Il a vu des écureuils, des marmottes, des outardes, un renard et a même entendu un hibou. Il a aussi vu une mouffette et en a senti plusieurs autres. 

Il était tout de même impossible pour lui d’oublier la pandémie. Les arcs-en-ciel dessinés l’ont réchauffé et motivé à continuer. 

« Il y en avait partout dans les fenêtres des maisons et ça m’a apporté une sorte de chaleur pendant la nuit. Ça m’a rappelé que Montréal est une ville chaleureuse et pleine d’espoir. J’ai aussi relativisé la perte de nos libertés individuelles en courant le long des murs du centre de détention de Montréal (la prison de Bordeaux).
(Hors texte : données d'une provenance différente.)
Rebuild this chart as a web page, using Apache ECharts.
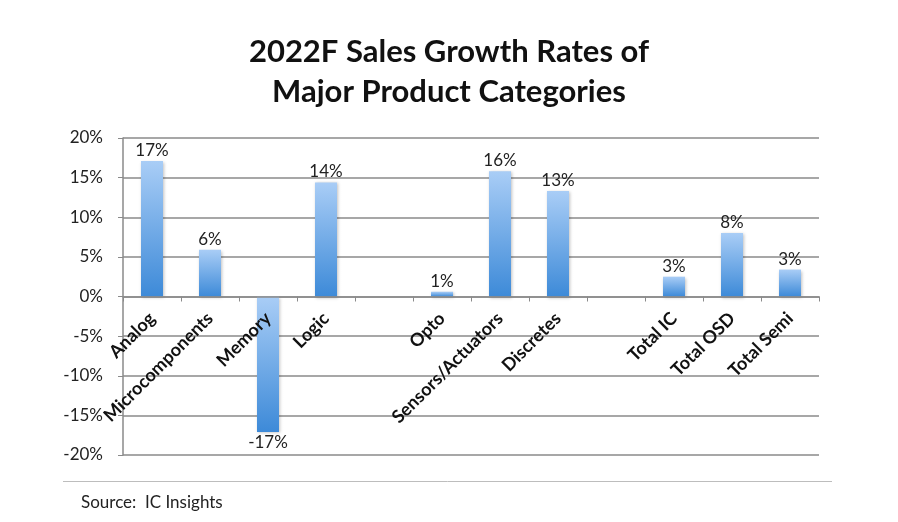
<!DOCTYPE html>
<html>
<head>
<meta charset="utf-8">
<script src="https://cdn.jsdelivr.net/npm/echarts@6/dist/echarts.min.js"></script>
<style>
  html, body { margin: 0; padding: 0; background: #fff; }
  #chart { width: 898px; height: 522px; }
</style>
</head>
<body>
<div id="chart"></div>
<script>
// categories (blank slots separate the groups)
const categories = ["Analog", "Microcomponents", "Memory", "Logic", "",
    "Opto", "Sensors/Actuators", "Discretes", "",
    "Total IC", "Total OSD", "Total Semi"];
// growth rate, %
const growth = [17.1, 5.9, -17.1, 14.4, null, 0.6, 15.8, 13.3, null, 2.5, 8.0, 3.4];
const yTicks = { min: -20, max: 20, interval: 5 };

const FONT = "Lato, 'Open Sans', sans-serif";
const GRID = { left: 123, right: 79, top: 138, bottom: 67 };
// plot height, so the category axis can sit on the 0% line
var plotH = 522 - GRID.top - GRID.bottom;
var zeroOffset = -plotH * (0 - yTicks.min) / (yTicks.max - yTicks.min);

var barFill = new echarts.graphic.LinearGradient(0, 0, 0, 1, [
    { offset: 0, color: "#a9cdf6" },
    { offset: 1, color: "#3d8ad8" },
]);

var seriesData = growth.map(function(v) {
    if (v === null) return null;
    return {
        value: v,
        label: { position: v < 0 ? "bottom" : "top" },
    };
});

var option = {
    backgroundColor: "#fff",
    title: {
        text: "2022F Sales Growth Rates of\nMajor Product Categories",
        left: "center", top: 27,
        textStyle: { fontFamily: FONT, fontSize: 31, fontWeight: "bold", color: "#111", lineHeight: 40 },
    },
    grid: { left: GRID.left, right: GRID.right, top: GRID.top, bottom: GRID.bottom, outerBoundsMode: "none" },
    xAxis: {
        type: "category", data: categories, position: "bottom", offset: zeroOffset, z: 10,
        axisLine: { onZero: false, lineStyle: { color: "#8a8a8a", width: 1.5 } },
        axisTick: { show: true, length: 5, inside: false, lineStyle: { color: "#8a8a8a" } },
        axisLabel: {
            rotate: 45, margin: 19, interval: 0,
            fontFamily: FONT, fontSize: 18, fontWeight: "bold", color: "#111",
        },
    },
    yAxis: {
        type: "value", min: yTicks.min, max: yTicks.max, interval: yTicks.interval,
        axisLine: { show: true, onZero: false, lineStyle: { color: "#8a8a8a", width: 1.5 } },
        axisTick: { show: true, length: 5, lineStyle: { color: "#8a8a8a" } },
        axisLabel: { formatter: "{value}%", margin: 20, fontFamily: FONT, fontSize: 17, color: "#222" },
        splitLine: { show: true, lineStyle: { color: "#8a8a8a", width: 1.5 } },
    },
    series: [{
        type: "bar", data: seriesData, barWidth: 22,
        itemStyle: {
            color: barFill,
            shadowColor: "rgba(0,0,0,0.25)", shadowBlur: 3, shadowOffsetX: 1, shadowOffsetY: 1,
        },
        label: {
            show: true, distance: 2,
            fontFamily: FONT, fontSize: 17, color: "#222",
            formatter: function(p) { return Math.round(p.value) + "%"; },
        },
    }],
    graphic: [
        { type: "line", shape: { x1: 63, y1: 481.5, x2: 832, y2: 481.5 },
          style: { stroke: "#bdbdbd", lineWidth: 1 } },
        { type: "text", left: 81, top: 494,
          style: { text: "Source:  IC Insights", fontFamily: FONT, fontSize: 17, fill: "#222" } },
    ],
};

var chart = echarts.init(document.getElementById("chart"));
chart.setOption(option);
</script>
</body>
</html>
En France, les gens ne peuvent courir que pendant une heure dans un tout petit rayon près de leur résidence. On n’en est pas là. »

— Une citation de  Mathieu Blanchard, coureur

Installé à Montréal depuis 2014, Mathieu Blanchard a découvert des quartiers qui, selon lui, devraient être davantage mis en valeur par les organisations touristiques. À ses yeux, la périphérie de l’île de Montréal, avec ses parcs, n’a rien à envier au centre-ville.

Il se promet de refaire le trajet à vélo cet été pour une tout autre raison. 

J’ai croisé environ 30 crémeries et ça m’a surpris de voir qu’il y en avait autant. Comme la crème glacée est mon péché mignon, je vais faire l’équivalent de la route des vins en France, mais en route des crèmes glacées, dit-il à la blague. C’est facilement le type de commerces que j’ai le plus remarqué dans ce grand tour.

Il prend la pause devant un panneau de service au volant.

Le coureur Mathieu Blanchard devant une crémerie de Montréal

Photo : courtoisie : Nicolas Danne

Mathieu Blanchard vit pour la course. Il planche déjà sur de nouveaux projets. Il avait des compétitions d’endurance prévues à la fin mai et à la fin du mois de juin et entend les remplacer par des défis personnels dans la région montréalaise. Pour l’instant, l’ingénieur garde ses plans pour lui.

L’exploit qu’il vient de réaliser a toutefois déjà été homologué par Fastest Known Time, un site web qui répertorie les meilleurs temps réalisés dans des parcours en sentiers et en milieu urbain partout dans le monde.

Les coureurs les plus motivés peuvent maintenant s’attaquer à sa marque.